* Start *
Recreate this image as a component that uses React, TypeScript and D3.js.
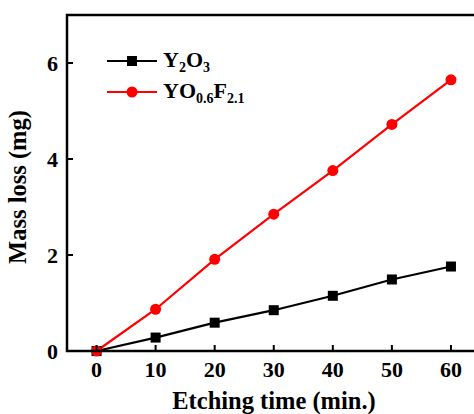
* End *
* Start *
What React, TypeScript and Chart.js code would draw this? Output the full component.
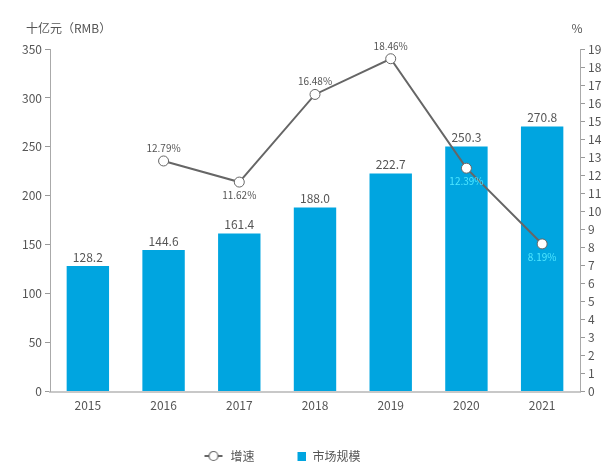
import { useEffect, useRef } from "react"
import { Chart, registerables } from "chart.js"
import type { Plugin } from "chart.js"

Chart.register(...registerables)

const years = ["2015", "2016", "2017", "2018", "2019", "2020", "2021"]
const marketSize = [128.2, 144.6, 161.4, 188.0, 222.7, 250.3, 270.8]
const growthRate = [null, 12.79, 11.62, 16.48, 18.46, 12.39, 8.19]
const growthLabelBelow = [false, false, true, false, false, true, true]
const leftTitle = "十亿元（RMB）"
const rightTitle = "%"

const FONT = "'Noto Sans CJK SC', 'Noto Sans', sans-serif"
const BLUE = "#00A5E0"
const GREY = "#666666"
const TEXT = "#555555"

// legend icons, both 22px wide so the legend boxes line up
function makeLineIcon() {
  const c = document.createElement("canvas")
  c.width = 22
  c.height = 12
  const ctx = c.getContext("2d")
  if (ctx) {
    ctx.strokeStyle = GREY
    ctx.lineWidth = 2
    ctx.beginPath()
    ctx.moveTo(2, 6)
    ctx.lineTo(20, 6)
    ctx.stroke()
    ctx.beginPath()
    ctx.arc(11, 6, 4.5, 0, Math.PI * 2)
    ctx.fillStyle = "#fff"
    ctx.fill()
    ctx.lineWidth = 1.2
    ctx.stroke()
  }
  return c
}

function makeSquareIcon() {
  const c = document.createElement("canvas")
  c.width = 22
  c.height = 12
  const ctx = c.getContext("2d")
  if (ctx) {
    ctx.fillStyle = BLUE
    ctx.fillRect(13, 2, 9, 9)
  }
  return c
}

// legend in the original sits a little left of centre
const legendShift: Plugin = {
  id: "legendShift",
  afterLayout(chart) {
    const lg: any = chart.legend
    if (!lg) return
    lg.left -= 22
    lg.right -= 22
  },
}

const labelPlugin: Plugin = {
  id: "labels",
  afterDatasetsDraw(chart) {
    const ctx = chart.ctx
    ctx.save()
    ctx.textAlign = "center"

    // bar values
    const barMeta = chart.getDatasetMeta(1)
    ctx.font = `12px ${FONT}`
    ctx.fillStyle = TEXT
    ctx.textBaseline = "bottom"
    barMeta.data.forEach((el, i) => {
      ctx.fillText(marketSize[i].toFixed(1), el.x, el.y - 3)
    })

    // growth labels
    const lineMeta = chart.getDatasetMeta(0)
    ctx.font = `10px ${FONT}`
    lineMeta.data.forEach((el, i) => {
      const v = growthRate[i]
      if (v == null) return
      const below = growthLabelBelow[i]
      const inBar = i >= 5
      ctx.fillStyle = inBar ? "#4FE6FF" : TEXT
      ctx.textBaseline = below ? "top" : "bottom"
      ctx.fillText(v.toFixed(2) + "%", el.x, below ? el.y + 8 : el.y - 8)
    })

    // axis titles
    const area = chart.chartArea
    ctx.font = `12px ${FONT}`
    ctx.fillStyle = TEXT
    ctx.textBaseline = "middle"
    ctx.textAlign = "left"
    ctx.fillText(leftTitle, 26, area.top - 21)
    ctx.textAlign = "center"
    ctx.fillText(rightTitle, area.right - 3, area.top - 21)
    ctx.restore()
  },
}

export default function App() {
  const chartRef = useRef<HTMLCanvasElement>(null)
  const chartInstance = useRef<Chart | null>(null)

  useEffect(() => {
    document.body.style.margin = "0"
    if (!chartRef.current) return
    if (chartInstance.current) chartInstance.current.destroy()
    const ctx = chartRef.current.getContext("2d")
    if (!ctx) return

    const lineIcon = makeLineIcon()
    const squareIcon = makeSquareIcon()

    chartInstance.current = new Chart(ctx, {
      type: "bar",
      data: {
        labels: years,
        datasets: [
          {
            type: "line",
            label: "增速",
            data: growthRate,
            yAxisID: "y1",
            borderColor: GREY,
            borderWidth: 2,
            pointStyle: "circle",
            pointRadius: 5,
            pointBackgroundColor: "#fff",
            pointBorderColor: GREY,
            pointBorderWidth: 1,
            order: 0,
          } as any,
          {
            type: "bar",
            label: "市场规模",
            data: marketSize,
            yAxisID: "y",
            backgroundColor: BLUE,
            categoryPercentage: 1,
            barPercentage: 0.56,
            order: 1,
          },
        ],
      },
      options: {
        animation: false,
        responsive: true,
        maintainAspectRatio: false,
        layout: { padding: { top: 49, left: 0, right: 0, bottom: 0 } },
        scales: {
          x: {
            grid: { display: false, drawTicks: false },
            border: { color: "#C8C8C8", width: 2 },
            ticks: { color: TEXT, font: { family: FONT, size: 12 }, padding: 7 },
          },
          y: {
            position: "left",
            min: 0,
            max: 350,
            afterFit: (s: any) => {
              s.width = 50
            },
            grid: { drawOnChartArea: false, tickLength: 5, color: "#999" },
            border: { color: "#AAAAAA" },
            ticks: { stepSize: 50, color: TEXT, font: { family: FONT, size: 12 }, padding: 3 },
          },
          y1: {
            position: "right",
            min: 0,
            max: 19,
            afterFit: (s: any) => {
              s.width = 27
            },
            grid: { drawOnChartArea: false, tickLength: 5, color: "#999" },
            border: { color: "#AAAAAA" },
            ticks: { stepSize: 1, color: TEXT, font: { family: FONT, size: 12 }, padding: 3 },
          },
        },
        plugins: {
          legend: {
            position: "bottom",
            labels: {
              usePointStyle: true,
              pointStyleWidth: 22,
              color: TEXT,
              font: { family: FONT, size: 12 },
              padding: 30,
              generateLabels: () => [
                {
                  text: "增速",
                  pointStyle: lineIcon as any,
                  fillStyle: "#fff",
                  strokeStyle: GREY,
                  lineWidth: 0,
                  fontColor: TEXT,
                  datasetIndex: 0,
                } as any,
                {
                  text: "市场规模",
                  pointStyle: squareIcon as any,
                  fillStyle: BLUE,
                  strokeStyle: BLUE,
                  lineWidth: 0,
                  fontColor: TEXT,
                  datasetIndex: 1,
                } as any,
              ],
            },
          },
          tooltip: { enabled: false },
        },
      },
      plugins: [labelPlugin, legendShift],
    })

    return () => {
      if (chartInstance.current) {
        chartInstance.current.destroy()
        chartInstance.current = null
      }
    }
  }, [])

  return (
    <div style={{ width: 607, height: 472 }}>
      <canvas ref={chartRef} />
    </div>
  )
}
* End *
* Start *
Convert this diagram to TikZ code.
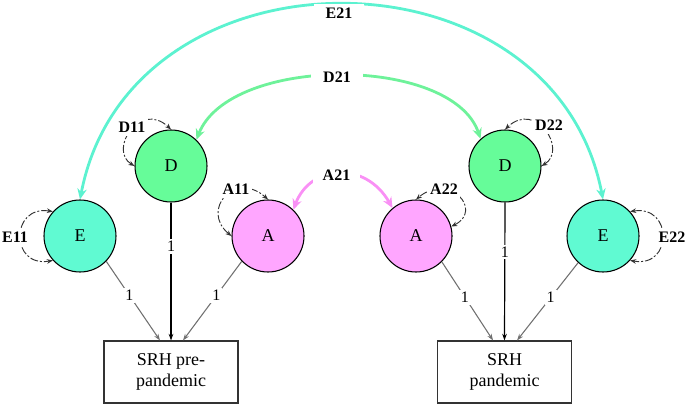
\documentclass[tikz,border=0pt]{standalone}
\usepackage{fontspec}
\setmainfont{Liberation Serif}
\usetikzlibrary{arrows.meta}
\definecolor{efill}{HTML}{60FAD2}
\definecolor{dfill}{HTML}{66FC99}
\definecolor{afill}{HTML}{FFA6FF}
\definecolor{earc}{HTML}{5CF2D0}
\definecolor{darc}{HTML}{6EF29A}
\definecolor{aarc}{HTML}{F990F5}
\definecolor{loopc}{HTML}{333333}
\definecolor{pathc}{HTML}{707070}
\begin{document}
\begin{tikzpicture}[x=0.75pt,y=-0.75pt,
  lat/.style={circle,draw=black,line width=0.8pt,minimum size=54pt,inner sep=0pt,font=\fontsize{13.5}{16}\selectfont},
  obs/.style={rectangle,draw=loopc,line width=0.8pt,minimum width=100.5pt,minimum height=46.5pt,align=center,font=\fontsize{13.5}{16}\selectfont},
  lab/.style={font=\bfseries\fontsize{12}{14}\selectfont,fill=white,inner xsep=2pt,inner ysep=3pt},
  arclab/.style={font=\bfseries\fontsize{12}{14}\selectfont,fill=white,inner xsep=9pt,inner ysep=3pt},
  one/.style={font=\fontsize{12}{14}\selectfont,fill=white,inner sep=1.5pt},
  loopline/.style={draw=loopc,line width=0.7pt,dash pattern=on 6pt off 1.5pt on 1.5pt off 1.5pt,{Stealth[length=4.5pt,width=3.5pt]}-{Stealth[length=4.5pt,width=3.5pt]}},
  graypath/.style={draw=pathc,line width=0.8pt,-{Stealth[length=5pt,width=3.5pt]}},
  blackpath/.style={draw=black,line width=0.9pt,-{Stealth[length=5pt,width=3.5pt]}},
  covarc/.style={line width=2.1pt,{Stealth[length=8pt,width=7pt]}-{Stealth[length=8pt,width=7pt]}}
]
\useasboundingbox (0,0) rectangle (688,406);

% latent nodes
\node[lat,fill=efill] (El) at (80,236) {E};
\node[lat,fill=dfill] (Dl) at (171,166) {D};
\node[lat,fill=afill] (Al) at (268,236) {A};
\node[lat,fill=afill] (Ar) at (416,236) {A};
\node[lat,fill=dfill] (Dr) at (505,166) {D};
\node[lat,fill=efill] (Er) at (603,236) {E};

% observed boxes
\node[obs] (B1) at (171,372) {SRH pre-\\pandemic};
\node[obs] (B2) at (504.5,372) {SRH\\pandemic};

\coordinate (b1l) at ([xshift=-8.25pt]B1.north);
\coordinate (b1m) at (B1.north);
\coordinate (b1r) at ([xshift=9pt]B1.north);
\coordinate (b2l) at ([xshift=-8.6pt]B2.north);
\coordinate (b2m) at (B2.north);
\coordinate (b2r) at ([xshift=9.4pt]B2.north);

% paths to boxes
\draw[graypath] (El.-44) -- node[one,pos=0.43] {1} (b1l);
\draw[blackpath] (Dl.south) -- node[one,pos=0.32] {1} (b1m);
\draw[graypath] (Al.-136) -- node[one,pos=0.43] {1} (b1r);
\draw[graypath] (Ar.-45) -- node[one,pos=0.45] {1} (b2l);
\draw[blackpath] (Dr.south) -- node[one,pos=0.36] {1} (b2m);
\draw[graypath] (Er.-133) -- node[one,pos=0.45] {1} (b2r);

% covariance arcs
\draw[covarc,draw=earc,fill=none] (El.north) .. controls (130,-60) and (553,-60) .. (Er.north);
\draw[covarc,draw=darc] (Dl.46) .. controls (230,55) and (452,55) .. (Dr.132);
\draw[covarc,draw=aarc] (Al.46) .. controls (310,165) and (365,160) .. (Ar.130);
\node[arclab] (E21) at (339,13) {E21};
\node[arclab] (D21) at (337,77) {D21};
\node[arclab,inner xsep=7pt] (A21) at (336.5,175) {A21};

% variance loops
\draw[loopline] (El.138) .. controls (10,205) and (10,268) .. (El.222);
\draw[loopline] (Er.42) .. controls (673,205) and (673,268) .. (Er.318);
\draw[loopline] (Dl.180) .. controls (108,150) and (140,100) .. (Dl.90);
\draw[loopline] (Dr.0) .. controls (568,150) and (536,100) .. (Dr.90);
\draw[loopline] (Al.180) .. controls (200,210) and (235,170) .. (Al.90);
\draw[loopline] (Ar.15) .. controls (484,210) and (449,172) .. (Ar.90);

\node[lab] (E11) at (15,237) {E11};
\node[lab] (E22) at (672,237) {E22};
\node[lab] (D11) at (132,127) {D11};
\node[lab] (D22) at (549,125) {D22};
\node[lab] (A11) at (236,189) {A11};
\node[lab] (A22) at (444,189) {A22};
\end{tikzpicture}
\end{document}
* End *
Goal
Out of the records above, set down only the lines from the one that contains "What React, TypeScript" through the one that contains "Chart.register(...registerables)", unchanged and without the pictures.

Solution for this exercise
What React, TypeScript and Chart.js code would draw this? Output the full component.
import { useEffect, useRef } from "react"
import { Chart, registerables } from "chart.js"
import type { Plugin } from "chart.js"

Chart.register(...registerables)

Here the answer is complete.